INFORMATION PROVIDED:
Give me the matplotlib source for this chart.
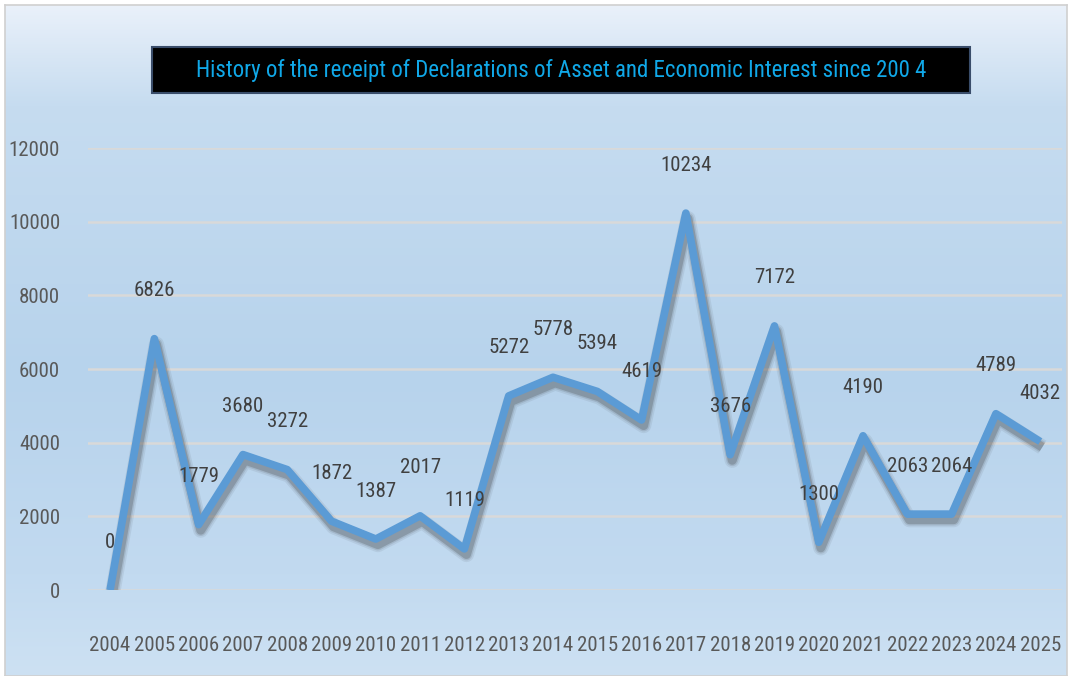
import matplotlib
matplotlib.use('Agg')
import matplotlib.pyplot as plt
import matplotlib.patheffects as pe
from matplotlib import font_manager
from matplotlib.patches import Rectangle
import numpy as np

years = ['2004', '2005', '2006', '2007', '2008', '2009', '2010', '2011',
         '2012', '2013', '2014', '2015', '2016', '2017', '2018', '2019',
         '2020', '2021', '2022', '2023', '2024', '2025']
declarations = [0, 6826, 1779, 3680, 3272, 1872, 1387, 2017, 1119, 5272,
                5778, 5394, 4619, 10234, 3676, 7172, 1300, 4190, 2063, 2064,
                4789, 4032]
y_ticks = [0, 2000, 4000, 6000, 8000, 10000, 12000]
title = 'History of the receipt of Declarations of Asset and Economic Interest since 200 4'

# Pick a narrow font if one is around
names = set(f.name for f in font_manager.fontManager.ttflist)
font = 'DejaVu Sans'
for cand in ['Liberation Sans Narrow', 'Roboto Condensed', 'Open Sans Condensed',
             'Noto Sans Condensed', 'DejaVu Sans Condensed']:
    if cand in names:
        font = cand
        break
plt.rcParams['font.family'] = [font, 'DejaVu Sans']

fig = plt.figure(figsize=(10.72, 6.76), dpi=100)
fig.patch.set_facecolor('white')

# Gradient background
bg = fig.add_axes([0.005, 0.0, 0.99, 0.993])
stops_y = [0.0, 0.15, 0.55, 0.85, 1.0]
stops_c = [np.array([0xea, 0xf1, 0xfa]), np.array([0xc6, 0xdc, 0xf0]),
           np.array([0xb7, 0xd3, 0xec]), np.array([0xc2, 0xda, 0xf0]),
           np.array([0xcd, 0xe1, 0xf3])]
t = np.linspace(0, 1, 300)
grad = np.zeros((300, 1, 3))
for k in range(3):
    grad[:, 0, k] = np.interp(t, stops_y, [c[k] for c in stops_c]) / 255
bg.imshow(grad, aspect='auto', extent=(0, 1, 0, 1))
bg.set_xticks([])
bg.set_yticks([])
for s in bg.spines.values():
    s.set_color('#d0d0d0')
    s.set_linewidth(1.2)

ax = fig.add_axes([0.082, 0.127, 0.909, 0.654])
ax.patch.set_alpha(0)
x = np.arange(len(years))

# soft shadow: a few widening, fading copies under the line
shadow = [pe.SimpleLineShadow(offset=(1.5, -4), shadow_color='#303030',
                              alpha=a, rho=1, linewidth=w)
          for w, a in [(11, 0.08), (8.5, 0.12), (6.5, 0.22)]]
ax.plot(x, declarations, color='#5b9bd5', lw=5.5, solid_joinstyle='round',
        solid_capstyle='butt', zorder=3, path_effects=shadow + [pe.Normal()])
for xi, v in zip(x, declarations):
    ax.annotate(str(v), (xi, v), xytext=(0, 48), textcoords='offset pixels',
                ha='center', va='center', fontsize=15, color='#404040', zorder=4,
                annotation_clip=False)

ax.set_xlim(-0.5, len(years) - 0.5)
ax.set_ylim(0, 12000)
ax.set_yticks(y_ticks)
ax.set_xticks(x)
ax.set_xticklabels(years)
ax.grid(axis='y', color='#d9d9d9', lw=1.8, zorder=0)
ax.set_axisbelow(True)
for s in ax.spines.values():
    s.set_visible(False)
ax.tick_params(length=0, labelsize=15, colors='#595959')
ax.tick_params(axis='y', pad=20)
ax.tick_params(axis='x', pad=33)

# Title box
fig.patches.append(Rectangle((152 / 1072, 1 - 93 / 676), 818 / 1072, 46 / 676,
                             transform=fig.transFigure, facecolor='black',
                             edgecolor='#3a4d6a', lw=1.5, zorder=5))
fig.text(561 / 1072, 1 - 71 / 676, title, ha='center', va='center', fontsize=16.5,
         color='#10a8e8', zorder=6)

fig.savefig('out.png', dpi=100)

JOB:
Only the lines from the top of the data through the line with "import numpy as np" should be quoted, exactly and with both ends kept; skip the pictures.

RESPONSE:
Give me the matplotlib source for this chart.
import matplotlib
matplotlib.use('Agg')
import matplotlib.pyplot as plt
import matplotlib.patheffects as pe
from matplotlib import font_manager
from matplotlib.patches import Rectangle
import numpy as np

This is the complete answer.